The retail media Rubiks Cube
We talked about the evolution of retail media being like solving a Rubiks Cube. It cannot be done in one move, because it is a complex eco-system of different overlapping elements.
In a recent article in The Media Leader, our client Sam Knights, CEO, SMG explained:
“We already think about retail media as an ecosystem including data (sales, CRM, loyalty, contextual), digital commerce, in-store media, measurement and optimisation technology, and integration of the wider hinterland of media including TV, radio and OOH.
“The big challenge is integrating these elements seamlessly to maximise the return on brand investment and understanding how each element (and the interaction between them) changes consumer behaviour.”
Re-setting an industry’s concept of where the retail media audience is and how it behaves has been another challenge in a marketing industry where digital commerce in the form of Amazon and a multiplicity of brand DTC platforms have a strong share of voice.
We’ve needed to repeatedly point out that the vast majority of retail media audiences are not online. They are in shops. According to Office of National Statistics figures most retail sectors achieve no more than one quarter of sales online and for Grocery its less than 10%.
Beyond the Amazon retail media model
Which means for most retail brands, building a RMN does not mean copying Amazon. It means investing in in-store media and aligning those touch points with online estates as well as third party media such as CTV and OOH.
Another article by Sam Knights, CEO, SMG for The Drum, explained how shopping had influenced consumer’s media consumption behaviour over the last decade.
“Shoppers want a seamless retail experience, and they expect seamless communications that are contextually relevant, enhancing their ability to shop and their enjoyment of the process. They don’t think about touchpoints.

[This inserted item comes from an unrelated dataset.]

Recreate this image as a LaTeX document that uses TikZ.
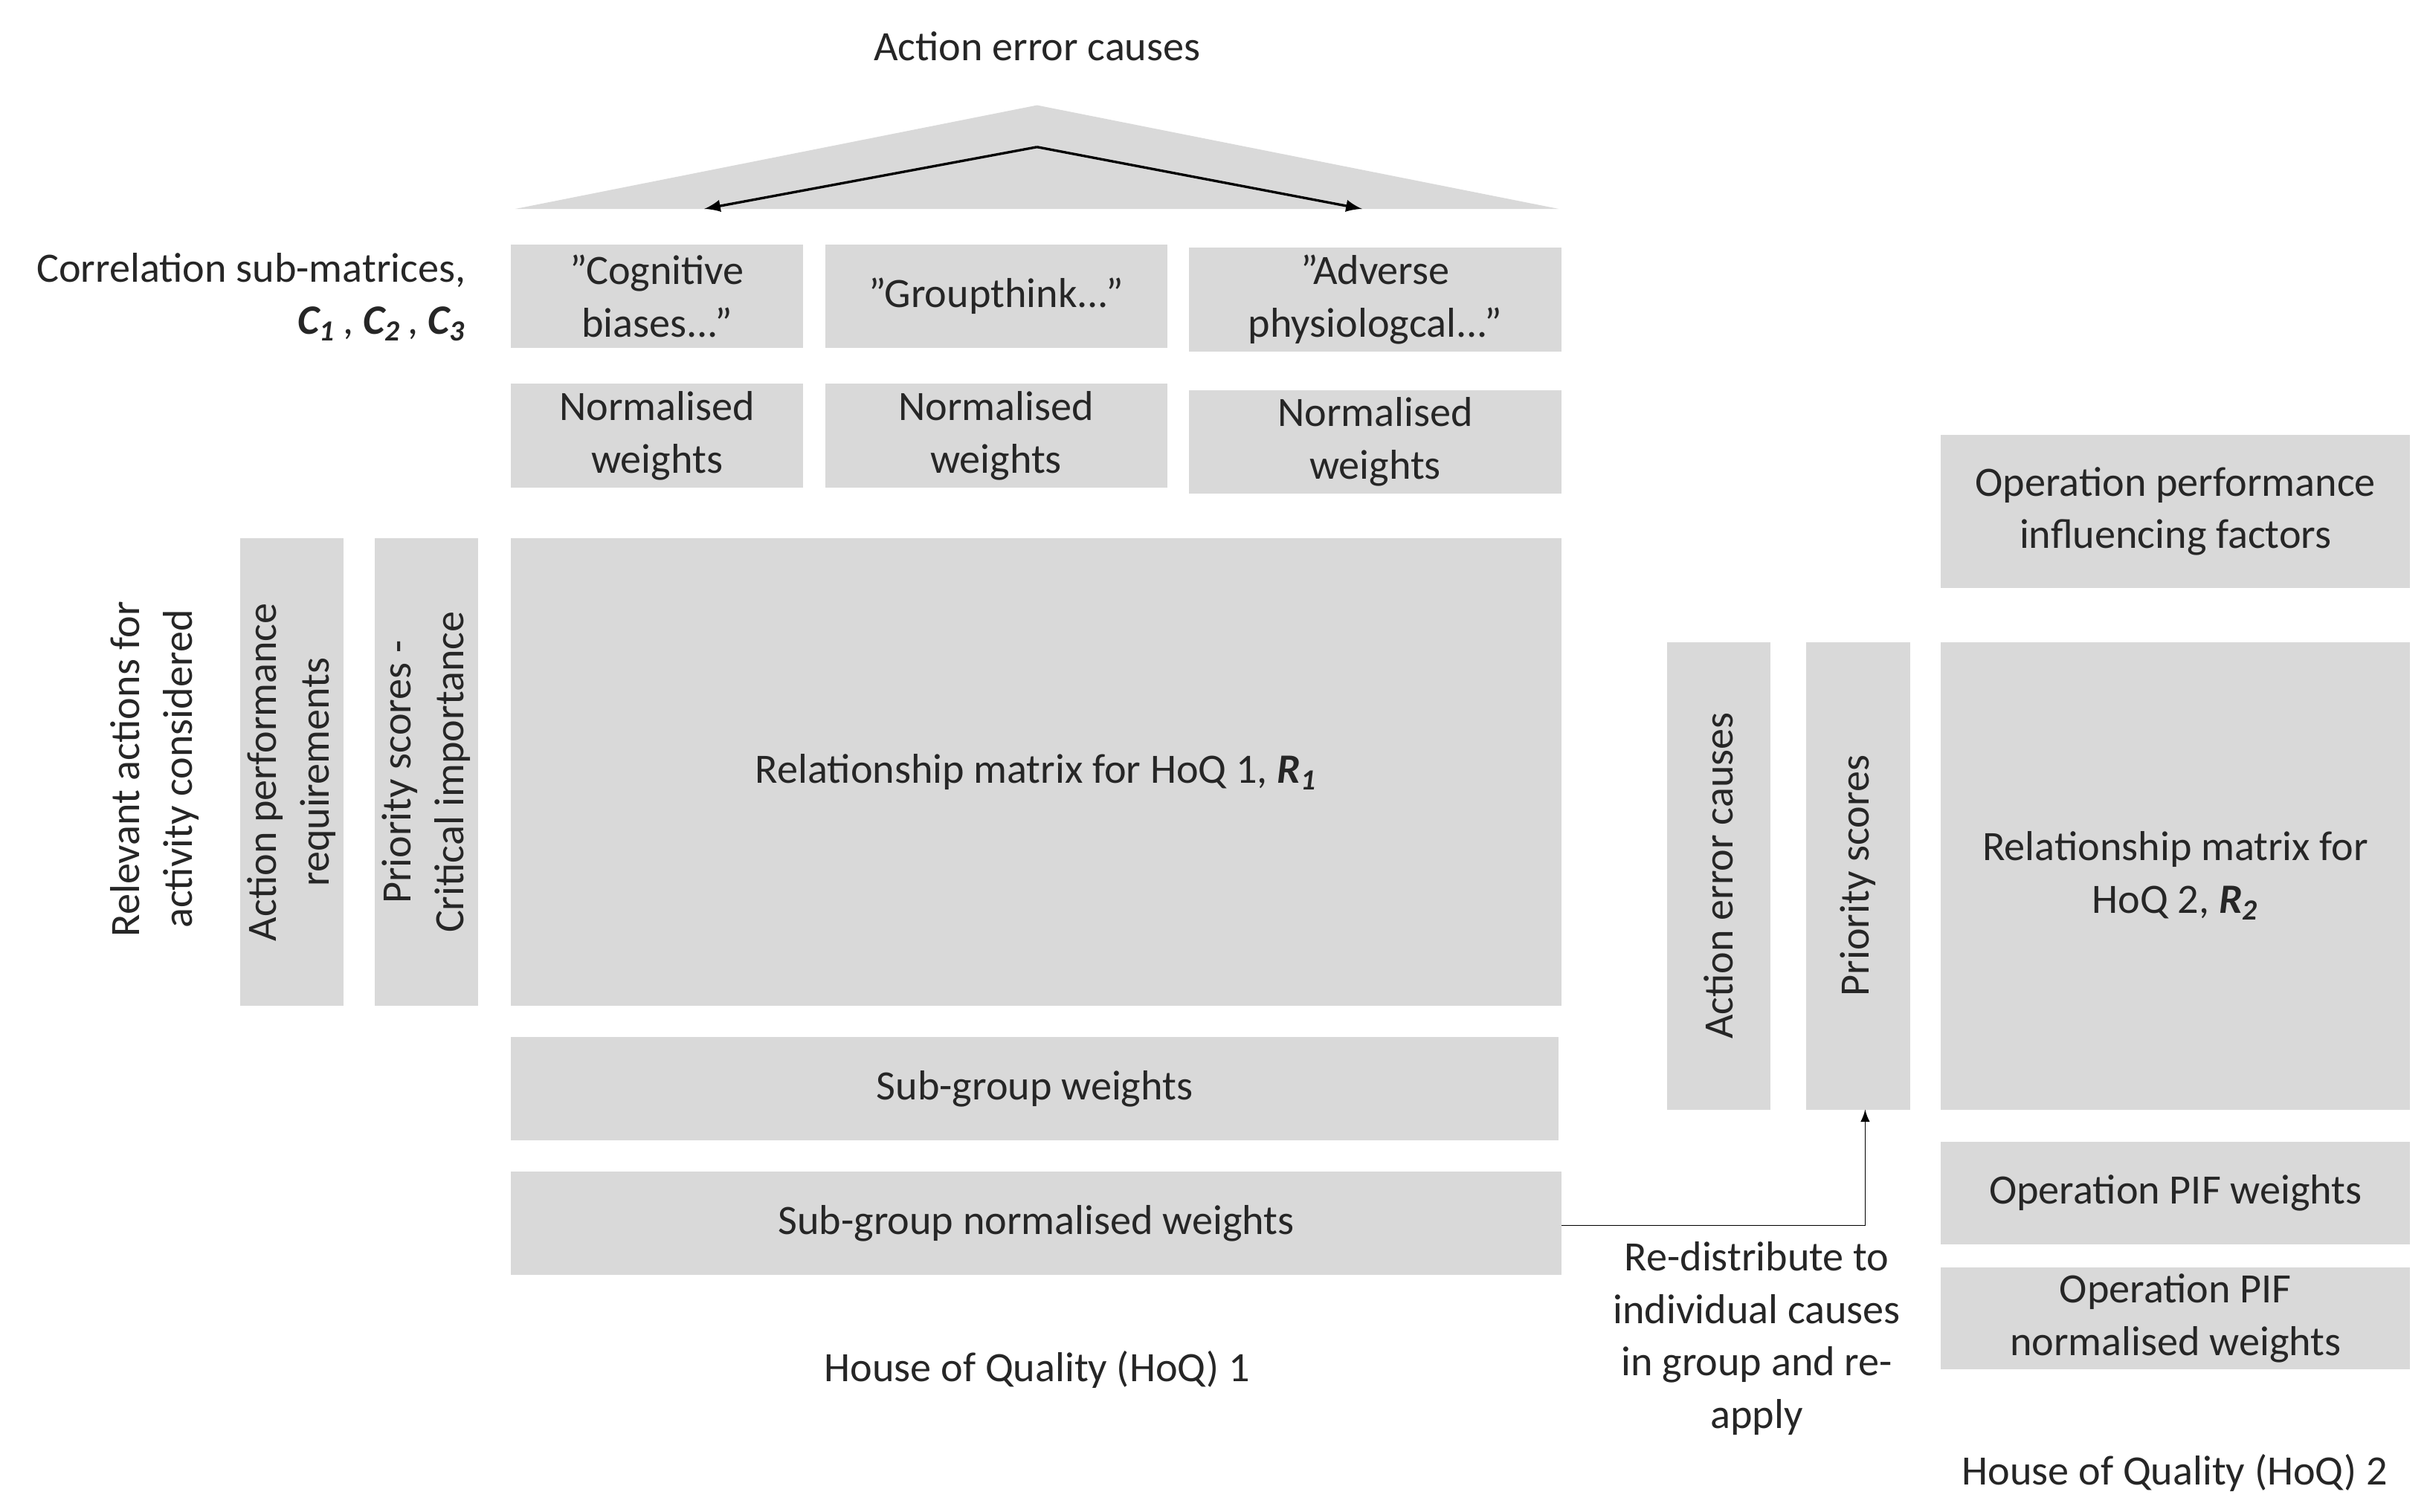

“Since SMG launched 15 years ago, the shopper mindset has changed beyond recognition. What we’ve seen over the years is the gap between a mindset receptive to brand messaging versus the shopper mindset (being ready to buy) narrows significantly. Where brands used to create fame through marketing at the top of the funnel to increase conversion further down, by habituation, the gap between brand messaging and action is far closer for many categories – big ticket items obviously tend to be researched and are a slower burn.”
No retail media utopia
Underpinning the development of retail media is the ability to capture behavioural data across digital and in-store estates and integrate this with point of sales data, CRM and loyalty information. But creating the infrastructure to use data well is challenging and there is a problem. Many retailers simply do not have the quantity of good first party data to optimise retail media campaigns effectively.
B2B adtech PR is never simple. In a piece for Nick Graham is a senior consultant at Kepler in The Media Leader we helped explore the challenges retailers faced in creating RMNs particularly in terms of the data they had available and measurement of results:
“Some groupings will be bigger and better than others. Larger retailers will invest in technology to have more control of the data, activation and measurement. They may also expand their media offering beyond their digital outputs and focus on in-store, video and audio. This will see a more manageable market emerge.
“While the publishing of the first Retail Media Measurement Standards for Europe is a positive step, there is still a way to go as the IAB addresses the need for standardisation of audience measurement, creative formats and brand-salience metrics.
“The idea that retail media could become some kind of advertising utopia offering a cohesive single alternative is wide of the mark. But, by the end of the decade, we could be looking at an enormously powerful ecosystem providing another focal point for scaled investment alongside search and social, but this time offering performance marketing.”
So how should brands invest in retail media right now?
In an article for The Grocer, Katie Streeter-Hurle and head of strategy, SMG asked: “When it comes to retail media, which fmcg brand advertiser are you?”
“In broad terms, we’re seeing that fmcg companies in the UK fall into three categories when it comes to retail media.
“Sitting at the advanced end of the scale are large multinational brands with significant in-house marketing resource, and the right combination of data and experience to deliver strong performance. They have budgets big enough to allow for test and learn investments, and this is enabling them to learn fast. Some are developing retail media divisions that are entirely dedicated to this pursuit.
“At the other end are small challenger brands, emerging out of the startup phase and achieving listings in large retailers. Historically these brands found the cost of retail media prohibitive, but the scaling of biddable channels on e-commerce platforms is now giving them a ‘way in’.
“And then there is the middle territory, probably representing the biggest proportion of brands. Medium-sized brands have both the biggest challenges and the biggest potential gains to make from retail media investment. These brands will have enough budget but often don’t have the marketing infrastructure or on-call agency knowledge to embrace retail media optimally.”
The impact of in-store media
Leveraging robust research is always a plus for a B2B PR agency. Co-op Retail Media Network’s study with Circana, which found that its convenience retail media not only boosts sales in Co-op, but also generates up to four times more sales in surrounding grocery stores.
We penned an article in Internet Retailing for Kenyatte Nelson, CMO, Co-op which explained the halo effect retail media in Co-ops had on brand sales across shops in a wider area.
“There’s shopping and then there is convenience shopping. We all know there’s a difference because the majority do both every week – whether that’s a repeat online grocery shop, a planned trip to the supermarket on Saturday morning, or a more frequent, convenient trip into a local store on the way home from work.
“The convenience experience is quite distinct. It is usually an unplanned shop. Rarely is a shopping list involved. Yes, it can be about plugging a grocery gap at home, but often it’s an impulse action and can result in experimentation and inspiration with the chance to try something new.
“Now that this distinctive human experience has become a media channel, we are beginning to understand its impact on shoppers in more detail, and we are starting to prove that convenience shopping has to an extent, a symbiotic sales relationship with other forms of retail.”
B2B PR thought leadership development never stops so we’re looking forward to the SMP and Path to Purchase Institute Retail Media Summit where leaders from the FMCG brand world, retail, marketing agency and adtech fields will congregate to discuss the next chapters in the retail media story.